Negligent Passage Planning Can Make a Ship Unseaworthy – Supreme Court Ruling


Can negligent planning of a vessel’s passage render her unseaworthy? In a case of crucial importance to the shipping industry, the Supreme Court has answered that question resoundingly in the affirmative.

The case concerned a merchant vessel that grounded on a shoal outside a buoyed fairway soon after leaving a Chinese port. Her owners took action against the owners of her cargo under the maritime principle of general average, which requires all those involved in a voyage to share proportionately the financial consequences of a major shipping loss or sacrifice of cargo.

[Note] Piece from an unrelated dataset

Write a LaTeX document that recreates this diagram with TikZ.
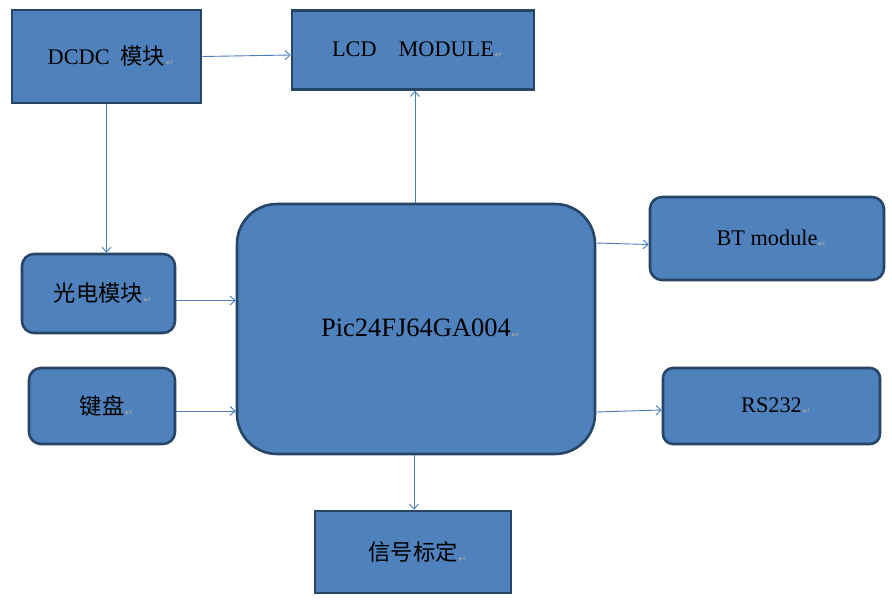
\documentclass[tikz,border=0pt]{standalone}
\usepackage{fontspec}
\setmainfont{Liberation Serif}
\newfontfamily\cjk{Noto Sans CJK SC}
\newfontfamily\symf{DejaVu Sans}
\usetikzlibrary{arrows.meta}
\definecolor{boxfill}{HTML}{4F81BD}
\definecolor{boxline}{HTML}{274567}
\definecolor{arrowc}{HTML}{4A7EBB}
\newcommand{\pmark}{\rlap{\hspace{0.5pt}\raisebox{-2pt}{\fontsize{10}{10}\selectfont\symf\color{gray!70}↵}}}
\begin{document}
\begin{tikzpicture}[x=1pt,y=-1pt,
  box/.style={draw=boxline,fill=boxfill,line width=2.6pt,inner sep=0pt,align=center,
    font=\fontsize{22.3}{25}\selectfont},
  rbox/.style={box,rounded corners=12pt},
  conn/.style={draw=arrowc,line width=0.9pt,-{Straight Barb[length=5pt,width=9pt]}}]
\useasboundingbox (0,0) rectangle (892,602);
\node[box,minimum width=189pt,minimum height=93pt] (dcdc) at (106.5,56.5) {DCDC\hspace{11pt}{\cjk 模块}\pmark};
\node[box,minimum width=242pt,minimum height=79pt] (lcd) at (413,50) {LCD\hspace{22pt}MODULE\pmark};
\node[rbox,minimum width=153pt,minimum height=79pt] (gd) at (98.5,293.5) {{\cjk 光电模块}\pmark};
\node[rbox,minimum width=146pt,minimum height=76pt] (kb) at (102,406) {{\cjk 键盘}\pmark};
\node[box,rounded corners=40pt,minimum width=358pt,minimum height=250pt,
  font=\fontsize{26.5}{30}\selectfont] (pic) at (416,329) {Pic24FJ64GA004\pmark};
\node[rbox,minimum width=234pt,minimum height=83pt] (bt) at (767,238.5) {BT module\pmark};
\node[rbox,rounded corners=10pt,minimum width=217pt,minimum height=76pt] (rs) at (771.5,406) {RS232\pmark};
\node[box,minimum width=196pt,minimum height=82pt] (xh) at (413,552) {{\cjk 信号标定}\pmark};

\draw[conn] (dcdc.east) -- ([yshift=-5pt]lcd.west);
\draw[conn] (dcdc.south) -- (dcdc.south |- gd.north);
\draw[conn] ([yshift=-7pt]gd.east) -- ([yshift=28.5pt]pic.west);
\draw[conn] ([yshift=-5pt]kb.east) -- ([yshift=-82pt]pic.west);
\draw[conn] ([xshift=-1pt]pic.north) -- ([xshift=-1pt]pic.north |- lcd.south);
\draw[conn] ([yshift=86pt]pic.east) -- ([yshift=-6pt]bt.west);
\draw[conn] ([yshift=-83pt]pic.east) -- ([yshift=-4pt]rs.west);
\draw[conn] ([xshift=-2pt]pic.south) -- ([xshift=-2pt]pic.south |- xh.north);
\end{tikzpicture}
\end{document}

An Admiralty judge found that the cargo owners had a good defence to the claim in that the vessel was unseaworthy. Her defective passage plan was causative of the grounding and this had involved a breach of the ship owners’ obligation to exercise due diligence to ensure her seaworthiness. The judge’s decision was subsequently upheld by the Court of Appeal.

Ruling on the ship owners’ challenge to that outcome, the Supreme Court noted that the seaworthiness obligation on carriers – enshrined in Article III Rule 1 of the Hague Rules – is fundamental to all contracts for the carriage of goods by sea.

Unanimously rejecting the appeal, the Court noted that the attribute of seaworthiness is not limited to physical defects in a vessel and her equipment. It also embraces such matters as documentation, the knowledge and skill of the crew, a vessel’s management systems and, sometimes, her trading or cargo history.

When assessing seaworthiness, the critical question in all but exceptional cases is whether a prudent owner would have required a relevant defect to be rectified before sending a vessel to sea had they known of it. Given the essential importance of safe passage planning, applying the prudent owner test, a vessel was likely to be considered unseaworthy if she began her voyage without such a plan or with a defective plan that endangered her safety.

The ship owners also argued that, having equipped the vessel with everything that was needed to enable her safe navigation, including a competent crew, there was no lack of due diligence on their part. The Court, however, found that a carrier is liable for a failure to exercise due diligence on the part of a vessel’s master and deck officers in the preparation of a passage plan.